▶ [Raw data]
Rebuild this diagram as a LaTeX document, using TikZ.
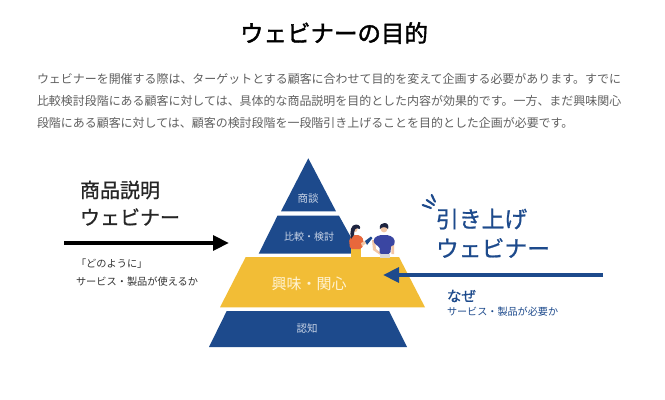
\documentclass[tikz,border=0pt]{standalone}
\usepackage{fontspec}
\setmainfont{Noto Sans CJK JP}
\newfontfamily\medfont[FakeBold=0.9]{Noto Sans CJK JP}
\newfontfamily\headfont[FakeBold=1.8]{Noto Sans CJK JP}
\usetikzlibrary{arrows.meta}
\definecolor{deepblue}{HTML}{1D4A8C}
\definecolor{band}{HTML}{F2BD36}
\definecolor{bodygray}{HTML}{606060}
\definecolor{paleblue}{HTML}{C9D4E6}
\definecolor{palegold}{HTML}{FFF3D2}
\definecolor{shirt}{HTML}{3A46A2}
\definecolor{blouse}{HTML}{E8683C}
\definecolor{skin}{HTML}{F3C6A5}
\definecolor{hair}{HTML}{1E2440}
\newcommand{\px}[1]{\fontsize{\dimexpr #1pt*3/4\relax}{\dimexpr #1pt*9/10\relax}\selectfont}
\tikzset{
  layerblue/.style={fill=deepblue,draw=none},
  layergold/.style={fill=band,draw=none},
  txt/.style={inner sep=0pt,outer sep=0pt,anchor=center},
  lefttxt/.style={inner sep=0pt,outer sep=0pt,anchor=west},
  layerlabel/.style={txt,text=paleblue},
  bigarrow/.style={line width=3.4pt,-{Triangle[length=12pt,width=11pt]}},
  spark/.style={deepblue,line width=1.6pt,line cap=round}
}
\begin{document}
\begin{tikzpicture}[x=0.75pt,y=-0.75pt]
\useasboundingbox (0,0) rectangle (665,400);
\fill[white] (0,0) rectangle (665,400);

% Heading and introduction
\node[txt,font=\px{23.5}\headfont,text=black] (title) at (334,33) {ウェビナーの目的};
\node[lefttxt,font=\px{11.96},text=bodygray] (line1) at (37,79) {ウェビナーを開催する際は、ターゲットとする顧客に合わせて目的を変えて企画する必要があります。すでに};
\node[lefttxt,font=\px{11.96},text=bodygray] (line2) at (37,101) {比較検討段階にある顧客に対しては、具体的な商品説明を目的とした内容が効果的です。一方、まだ興味関心};
\node[lefttxt,font=\px{11.96},text=bodygray] (line3) at (37,123) {段階にある顧客に対しては、顧客の検討段階を一段階引き上げることを目的とした企画が必要です。};

% Pyramid layers
\path[layerblue] (308.3,158.3) -- (336,211.3) -- (281,211.3) -- cycle;
\path[layerblue] (277.5,215.7) -- (339,215.7) -- (360,253.7) -- (258.7,253.7) -- cycle;
\path[layergold] (245.7,257) -- (399,257) -- (425,307.3) -- (220,307.3) -- cycle;
\path[layerblue] (226.7,311) -- (389,311) -- (407,347) -- (209,347) -- cycle;

\node[layerlabel,font=\px{10.5}] (talk) at (308,199) {商談};
\node[layerlabel,font=\px{10}] (compare) at (309,237) {比較・検討};
\node[txt,text=palegold,font=\px{15}] (interest) at (309,284) {興味・関心};
\node[layerlabel,font=\px{10.5}] (aware) at (307,328) {認知};

% Two figures standing on the gold layer
\fill[band] (351,247) rectangle (361,258);
\fill[blouse,rounded corners=1.5pt] (349,239) -- (353,235) -- (360,235) -- (364,240) -- (362,249) -- (350,249) -- cycle;
\fill[skin] (354.5,229) circle (3.2);
\fill[hair] (351,239) .. controls (349.5,231) and (351,224.5) .. (356,224.5) .. controls (360,224.5) and (361,228) .. (359.5,229) .. controls (356,227) and (354,229) .. (354,235) -- cycle;
\fill[skin] (361,243) -- (367,240) -- (367.5,242) -- (362,246.5) -- cycle;
\fill[deepblue] (365,241) -- (371,236.5) -- (372.5,238) -- (367,245) -- cycle;
\fill[skin] (372,240) -- (375,240) -- (376,249) -- (381,253) -- (379.5,254.5) -- (373,250) -- cycle;
\fill[skin] (391,240) -- (394,240) -- (394,254) -- (391.5,254) -- cycle;
\fill[shirt,rounded corners=1.5pt] (373,239) -- (379,235) -- (389,235) -- (395,239) -- (394,246) -- (391,245) -- (390.5,254) -- (379.5,254) -- (379.5,246) -- (375,245) -- cycle;
\fill[black!15] (380,253.5) rectangle (390,257.5);
\fill[skin] (384,229) circle (3.4);
\fill[hair] (380,229) .. controls (379,224.5) and (382,223) .. (384.5,223) .. controls (388,223) and (389,226) .. (388,229) .. controls (386,226.5) and (382,226.5) .. (380,229) -- cycle;

% Left heading, arrow and caption
\node[lefttxt,font=\px{20}\medfont,text=black!85] (leftA) at (80,190) {商品説明};
\node[lefttxt,font=\px{20}\medfont,text=black!85] (leftB) at (80,217) {ウェビナー};
\coordinate (leftStart) at (64,243);
\coordinate (leftTip) at (229,243);
\draw[bigarrow,black] (leftStart) -- (leftTip);
\node[lefttxt,font=\px{10.2},text=black!80] (leftC) at (76,264) {「どのように」};
\node[lefttxt,font=\px{10.2},text=black!80] (leftD) at (76,282) {サービス・製品が使えるか};

% Right heading, arrow and caption
\coordinate (s1a) at (422.7,205); \coordinate (s1b) at (431,208);
\coordinate (s2a) at (426.7,200); \coordinate (s2b) at (434,205);
\coordinate (s3a) at (431.7,195); \coordinate (s3b) at (435,201.7);
\draw[spark] (s1a) -- (s1b);
\draw[spark] (s2a) -- (s2b);
\draw[spark] (s3a) -- (s3b);
\node[lefttxt,font=\px{22.8}\medfont,text=deepblue] (rightA) at (436,219) {引き上げ};
\node[lefttxt,font=\px{22.8}\medfont,text=deepblue] (rightB) at (436,248) {ウェビナー};
\coordinate (rightStart) at (603,275);
\coordinate (rightTip) at (383,275);
\draw[bigarrow,deepblue] (rightStart) -- (rightTip);
\node[lefttxt,font=\px{14.5}\medfont,text=deepblue] (rightC) at (447,296) {なぜ};
\node[lefttxt,font=\px{10.1},text=deepblue] (rightD) at (447,312) {サービス・製品が必要か};
\end{tikzpicture}
\end{document}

▶ [Task to complete]
From the material above, copy everything exactly but the pictures.

▶ [Output below]
Rebuild this diagram as a LaTeX document, using TikZ.
\documentclass[tikz,border=0pt]{standalone}
\usepackage{fontspec}
\setmainfont{Noto Sans CJK JP}
\newfontfamily\medfont[FakeBold=0.9]{Noto Sans CJK JP}
\newfontfamily\headfont[FakeBold=1.8]{Noto Sans CJK JP}
\usetikzlibrary{arrows.meta}
\definecolor{deepblue}{HTML}{1D4A8C}
\definecolor{band}{HTML}{F2BD36}
\definecolor{bodygray}{HTML}{606060}
\definecolor{paleblue}{HTML}{C9D4E6}
\definecolor{palegold}{HTML}{FFF3D2}
\definecolor{shirt}{HTML}{3A46A2}
\definecolor{blouse}{HTML}{E8683C}
\definecolor{skin}{HTML}{F3C6A5}
\definecolor{hair}{HTML}{1E2440}
\newcommand{\px}[1]{\fontsize{\dimexpr #1pt*3/4\relax}{\dimexpr #1pt*9/10\relax}\selectfont}
\tikzset{
  layerblue/.style={fill=deepblue,draw=none},
  layergold/.style={fill=band,draw=none},
  txt/.style={inner sep=0pt,outer sep=0pt,anchor=center},
  lefttxt/.style={inner sep=0pt,outer sep=0pt,anchor=west},
  layerlabel/.style={txt,text=paleblue},
  bigarrow/.style={line width=3.4pt,-{Triangle[length=12pt,width=11pt]}},
  spark/.style={deepblue,line width=1.6pt,line cap=round}
}
\begin{document}
\begin{tikzpicture}[x=0.75pt,y=-0.75pt]
\useasboundingbox (0,0) rectangle (665,400);
\fill[white] (0,0) rectangle (665,400);

% Heading and introduction
\node[txt,font=\px{23.5}\headfont,text=black] (title) at (334,33) {ウェビナーの目的};
\node[lefttxt,font=\px{11.96},text=bodygray] (line1) at (37,79) {ウェビナーを開催する際は、ターゲットとする顧客に合わせて目的を変えて企画する必要があります。すでに};
\node[lefttxt,font=\px{11.96},text=bodygray] (line2) at (37,101) {比較検討段階にある顧客に対しては、具体的な商品説明を目的とした内容が効果的です。一方、まだ興味関心};
\node[lefttxt,font=\px{11.96},text=bodygray] (line3) at (37,123) {段階にある顧客に対しては、顧客の検討段階を一段階引き上げることを目的とした企画が必要です。};

% Pyramid layers
\path[layerblue] (308.3,158.3) -- (336,211.3) -- (281,211.3) -- cycle;
\path[layerblue] (277.5,215.7) -- (339,215.7) -- (360,253.7) -- (258.7,253.7) -- cycle;
\path[layergold] (245.7,257) -- (399,257) -- (425,307.3) -- (220,307.3) -- cycle;
\path[layerblue] (226.7,311) -- (389,311) -- (407,347) -- (209,347) -- cycle;

\node[layerlabel,font=\px{10.5}] (talk) at (308,199) {商談};
\node[layerlabel,font=\px{10}] (compare) at (309,237) {比較・検討};
\node[txt,text=palegold,font=\px{15}] (interest) at (309,284) {興味・関心};
\node[layerlabel,font=\px{10.5}] (aware) at (307,328) {認知};

% Two figures standing on the gold layer
\fill[band] (351,247) rectangle (361,258);
\fill[blouse,rounded corners=1.5pt] (349,239) -- (353,235) -- (360,235) -- (364,240) -- (362,249) -- (350,249) -- cycle;
\fill[skin] (354.5,229) circle (3.2);
\fill[hair] (351,239) .. controls (349.5,231) and (351,224.5) .. (356,224.5) .. controls (360,224.5) and (361,228) .. (359.5,229) .. controls (356,227) and (354,229) .. (354,235) -- cycle;
\fill[skin] (361,243) -- (367,240) -- (367.5,242) -- (362,246.5) -- cycle;
\fill[deepblue] (365,241) -- (371,236.5) -- (372.5,238) -- (367,245) -- cycle;
\fill[skin] (372,240) -- (375,240) -- (376,249) -- (381,253) -- (379.5,254.5) -- (373,250) -- cycle;
\fill[skin] (391,240) -- (394,240) -- (394,254) -- (391.5,254) -- cycle;
\fill[shirt,rounded corners=1.5pt] (373,239) -- (379,235) -- (389,235) -- (395,239) -- (394,246) -- (391,245) -- (390.5,254) -- (379.5,254) -- (379.5,246) -- (375,245) -- cycle;
\fill[black!15] (380,253.5) rectangle (390,257.5);
\fill[skin] (384,229) circle (3.4);
\fill[hair] (380,229) .. controls (379,224.5) and (382,223) .. (384.5,223) .. controls (388,223) and (389,226) .. (388,229) .. controls (386,226.5) and (382,226.5) .. (380,229) -- cycle;

% Left heading, arrow and caption
\node[lefttxt,font=\px{20}\medfont,text=black!85] (leftA) at (80,190) {商品説明};
\node[lefttxt,font=\px{20}\medfont,text=black!85] (leftB) at (80,217) {ウェビナー};
\coordinate (leftStart) at (64,243);
\coordinate (leftTip) at (229,243);
\draw[bigarrow,black] (leftStart) -- (leftTip);
\node[lefttxt,font=\px{10.2},text=black!80] (leftC) at (76,264) {「どのように」};
\node[lefttxt,font=\px{10.2},text=black!80] (leftD) at (76,282) {サービス・製品が使えるか};

% Right heading, arrow and caption
\coordinate (s1a) at (422.7,205); \coordinate (s1b) at (431,208);
\coordinate (s2a) at (426.7,200); \coordinate (s2b) at (434,205);
\coordinate (s3a) at (431.7,195); \coordinate (s3b) at (435,201.7);
\draw[spark] (s1a) -- (s1b);
\draw[spark] (s2a) -- (s2b);
\draw[spark] (s3a) -- (s3b);
\node[lefttxt,font=\px{22.8}\medfont,text=deepblue] (rightA) at (436,219) {引き上げ};
\node[lefttxt,font=\px{22.8}\medfont,text=deepblue] (rightB) at (436,248) {ウェビナー};
\coordinate (rightStart) at (603,275);
\coordinate (rightTip) at (383,275);
\draw[bigarrow,deepblue] (rightStart) -- (rightTip);
\node[lefttxt,font=\px{14.5}\medfont,text=deepblue] (rightC) at (447,296) {なぜ};
\node[lefttxt,font=\px{10.1},text=deepblue] (rightD) at (447,312) {サービス・製品が必要か};
\end{tikzpicture}
\end{document}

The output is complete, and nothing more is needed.